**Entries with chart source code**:
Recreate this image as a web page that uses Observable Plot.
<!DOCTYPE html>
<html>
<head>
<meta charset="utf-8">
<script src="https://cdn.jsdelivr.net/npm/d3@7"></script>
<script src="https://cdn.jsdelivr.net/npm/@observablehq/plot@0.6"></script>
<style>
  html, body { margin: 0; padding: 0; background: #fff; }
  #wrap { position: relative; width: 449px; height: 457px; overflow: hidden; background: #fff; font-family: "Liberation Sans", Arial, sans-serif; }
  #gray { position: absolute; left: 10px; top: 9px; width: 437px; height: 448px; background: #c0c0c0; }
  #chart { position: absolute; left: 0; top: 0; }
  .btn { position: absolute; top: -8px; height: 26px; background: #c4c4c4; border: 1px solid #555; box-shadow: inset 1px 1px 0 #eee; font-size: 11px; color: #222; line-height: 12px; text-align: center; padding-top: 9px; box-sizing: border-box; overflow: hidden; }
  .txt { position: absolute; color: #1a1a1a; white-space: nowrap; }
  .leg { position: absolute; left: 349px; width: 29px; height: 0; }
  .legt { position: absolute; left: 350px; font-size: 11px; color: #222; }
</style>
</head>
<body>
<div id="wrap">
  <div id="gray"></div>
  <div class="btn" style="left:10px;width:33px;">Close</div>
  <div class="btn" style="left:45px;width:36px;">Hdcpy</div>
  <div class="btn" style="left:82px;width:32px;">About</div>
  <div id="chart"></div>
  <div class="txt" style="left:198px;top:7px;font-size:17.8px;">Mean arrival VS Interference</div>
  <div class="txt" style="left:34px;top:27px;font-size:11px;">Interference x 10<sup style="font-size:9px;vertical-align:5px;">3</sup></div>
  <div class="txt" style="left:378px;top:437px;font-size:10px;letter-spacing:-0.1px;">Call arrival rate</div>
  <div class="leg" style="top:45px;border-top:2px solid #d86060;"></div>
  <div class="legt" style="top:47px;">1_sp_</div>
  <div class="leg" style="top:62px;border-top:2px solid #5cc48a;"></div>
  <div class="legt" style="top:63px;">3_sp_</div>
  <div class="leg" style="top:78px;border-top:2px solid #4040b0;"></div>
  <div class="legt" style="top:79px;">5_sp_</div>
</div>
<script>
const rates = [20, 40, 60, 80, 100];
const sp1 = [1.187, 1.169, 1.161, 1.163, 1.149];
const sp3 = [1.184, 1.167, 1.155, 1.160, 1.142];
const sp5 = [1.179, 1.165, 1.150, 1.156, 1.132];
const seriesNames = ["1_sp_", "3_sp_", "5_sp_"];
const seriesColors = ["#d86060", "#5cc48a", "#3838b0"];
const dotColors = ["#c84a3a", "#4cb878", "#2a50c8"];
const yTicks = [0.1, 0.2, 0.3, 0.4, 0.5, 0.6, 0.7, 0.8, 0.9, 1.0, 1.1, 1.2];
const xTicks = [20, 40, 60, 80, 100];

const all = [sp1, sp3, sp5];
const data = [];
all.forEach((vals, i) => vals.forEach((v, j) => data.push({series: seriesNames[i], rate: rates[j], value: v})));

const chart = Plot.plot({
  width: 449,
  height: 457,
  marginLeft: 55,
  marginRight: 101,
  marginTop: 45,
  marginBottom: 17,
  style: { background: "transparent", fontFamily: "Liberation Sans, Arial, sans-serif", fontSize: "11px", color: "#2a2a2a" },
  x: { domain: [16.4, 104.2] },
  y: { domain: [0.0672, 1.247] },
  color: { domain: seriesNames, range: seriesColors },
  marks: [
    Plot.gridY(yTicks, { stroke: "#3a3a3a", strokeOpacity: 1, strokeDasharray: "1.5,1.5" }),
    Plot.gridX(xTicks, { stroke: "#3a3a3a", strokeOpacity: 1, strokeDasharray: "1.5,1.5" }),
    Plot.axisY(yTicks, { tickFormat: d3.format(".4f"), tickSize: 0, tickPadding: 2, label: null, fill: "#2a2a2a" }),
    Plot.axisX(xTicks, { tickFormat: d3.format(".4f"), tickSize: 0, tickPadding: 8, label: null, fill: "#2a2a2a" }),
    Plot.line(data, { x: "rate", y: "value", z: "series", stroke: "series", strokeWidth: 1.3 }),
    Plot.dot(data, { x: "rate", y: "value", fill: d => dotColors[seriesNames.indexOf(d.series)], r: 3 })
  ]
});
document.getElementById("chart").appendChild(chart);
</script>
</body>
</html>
---
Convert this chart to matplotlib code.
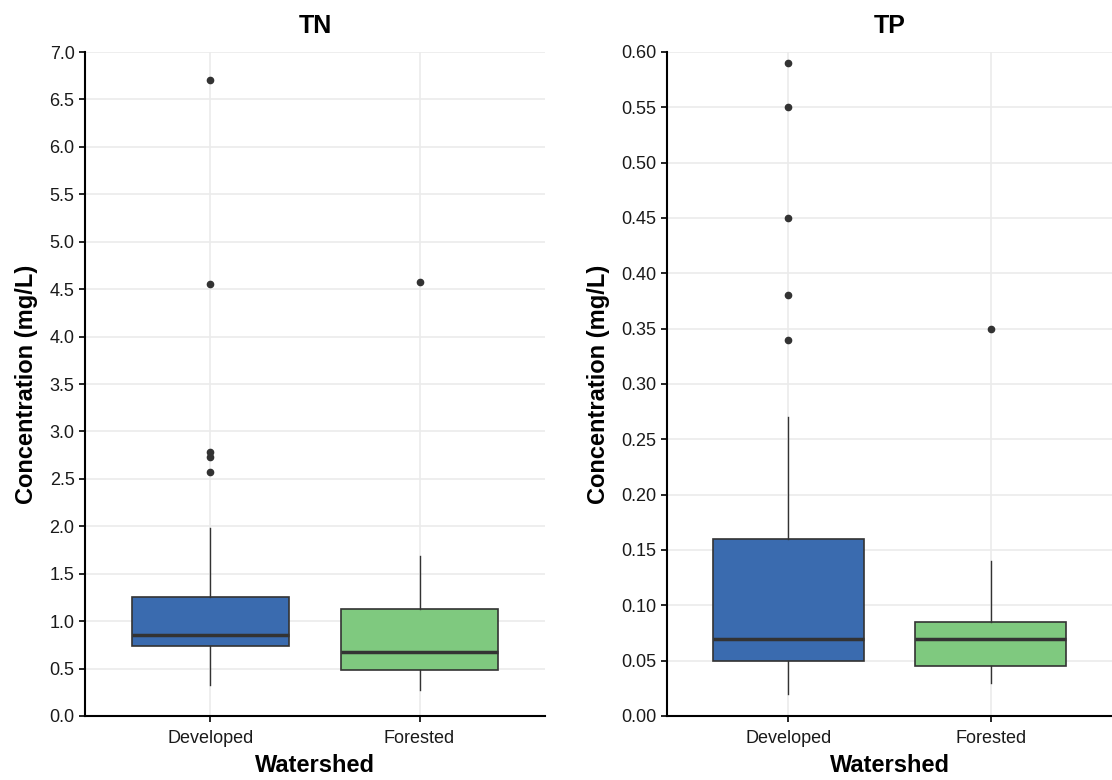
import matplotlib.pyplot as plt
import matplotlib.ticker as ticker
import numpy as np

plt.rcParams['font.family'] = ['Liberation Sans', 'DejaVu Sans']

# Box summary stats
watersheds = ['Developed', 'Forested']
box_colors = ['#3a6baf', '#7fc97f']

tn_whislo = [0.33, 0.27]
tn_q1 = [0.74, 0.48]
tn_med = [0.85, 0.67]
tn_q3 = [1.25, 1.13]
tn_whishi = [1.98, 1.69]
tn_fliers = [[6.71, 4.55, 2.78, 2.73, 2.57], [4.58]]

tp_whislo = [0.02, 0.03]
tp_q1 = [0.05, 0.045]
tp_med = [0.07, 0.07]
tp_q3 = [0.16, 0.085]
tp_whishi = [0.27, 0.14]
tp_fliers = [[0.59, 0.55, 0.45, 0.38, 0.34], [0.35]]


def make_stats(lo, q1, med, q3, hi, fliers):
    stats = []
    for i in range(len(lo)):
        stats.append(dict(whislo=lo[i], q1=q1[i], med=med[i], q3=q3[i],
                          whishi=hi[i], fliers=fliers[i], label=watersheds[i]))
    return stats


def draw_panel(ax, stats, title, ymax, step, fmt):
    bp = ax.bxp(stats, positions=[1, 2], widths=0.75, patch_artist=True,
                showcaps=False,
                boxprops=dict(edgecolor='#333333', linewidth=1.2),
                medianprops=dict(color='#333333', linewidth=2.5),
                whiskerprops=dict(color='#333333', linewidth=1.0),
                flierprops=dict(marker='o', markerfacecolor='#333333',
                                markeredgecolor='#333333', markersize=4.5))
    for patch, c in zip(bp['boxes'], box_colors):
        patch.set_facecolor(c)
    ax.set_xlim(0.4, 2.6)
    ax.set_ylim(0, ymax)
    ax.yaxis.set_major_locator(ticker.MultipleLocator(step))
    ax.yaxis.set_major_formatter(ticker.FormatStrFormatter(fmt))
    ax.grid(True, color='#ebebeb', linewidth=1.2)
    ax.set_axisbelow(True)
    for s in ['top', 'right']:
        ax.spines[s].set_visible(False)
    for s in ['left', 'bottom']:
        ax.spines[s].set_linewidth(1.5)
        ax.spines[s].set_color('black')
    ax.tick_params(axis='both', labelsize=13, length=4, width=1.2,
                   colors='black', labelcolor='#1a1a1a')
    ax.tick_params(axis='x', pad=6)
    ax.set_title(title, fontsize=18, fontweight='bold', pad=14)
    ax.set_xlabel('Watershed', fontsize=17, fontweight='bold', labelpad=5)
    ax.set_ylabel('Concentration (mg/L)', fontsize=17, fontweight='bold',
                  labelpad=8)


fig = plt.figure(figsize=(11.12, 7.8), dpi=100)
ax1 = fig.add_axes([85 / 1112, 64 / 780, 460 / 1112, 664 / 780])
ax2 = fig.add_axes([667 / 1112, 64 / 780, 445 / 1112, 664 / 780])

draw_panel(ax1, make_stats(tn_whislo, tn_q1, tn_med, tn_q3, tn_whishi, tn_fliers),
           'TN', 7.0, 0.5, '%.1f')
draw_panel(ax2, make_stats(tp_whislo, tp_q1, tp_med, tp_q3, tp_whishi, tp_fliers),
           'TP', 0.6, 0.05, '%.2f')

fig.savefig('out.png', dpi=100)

**Task instructions**: Output exactly the lines from the one containing "Convert this chart to matplotlib code." through the one containing "tp_fliers = [[0.59, 0.55, 0.45, 0.38, 0.34], [0.35]]", both included, and nothing else; leave out any pictures.

**Solution to this problem**:
Convert this chart to matplotlib code.
import matplotlib.pyplot as plt
import matplotlib.ticker as ticker
import numpy as np

plt.rcParams['font.family'] = ['Liberation Sans', 'DejaVu Sans']

# Box summary stats
watersheds = ['Developed', 'Forested']
box_colors = ['#3a6baf', '#7fc97f']

tn_whislo = [0.33, 0.27]
tn_q1 = [0.74, 0.48]
tn_med = [0.85, 0.67]
tn_q3 = [1.25, 1.13]
tn_whishi = [1.98, 1.69]
tn_fliers = [[6.71, 4.55, 2.78, 2.73, 2.57], [4.58]]

tp_whislo = [0.02, 0.03]
tp_q1 = [0.05, 0.045]
tp_med = [0.07, 0.07]
tp_q3 = [0.16, 0.085]
tp_whishi = [0.27, 0.14]
tp_fliers = [[0.59, 0.55, 0.45, 0.38, 0.34], [0.35]]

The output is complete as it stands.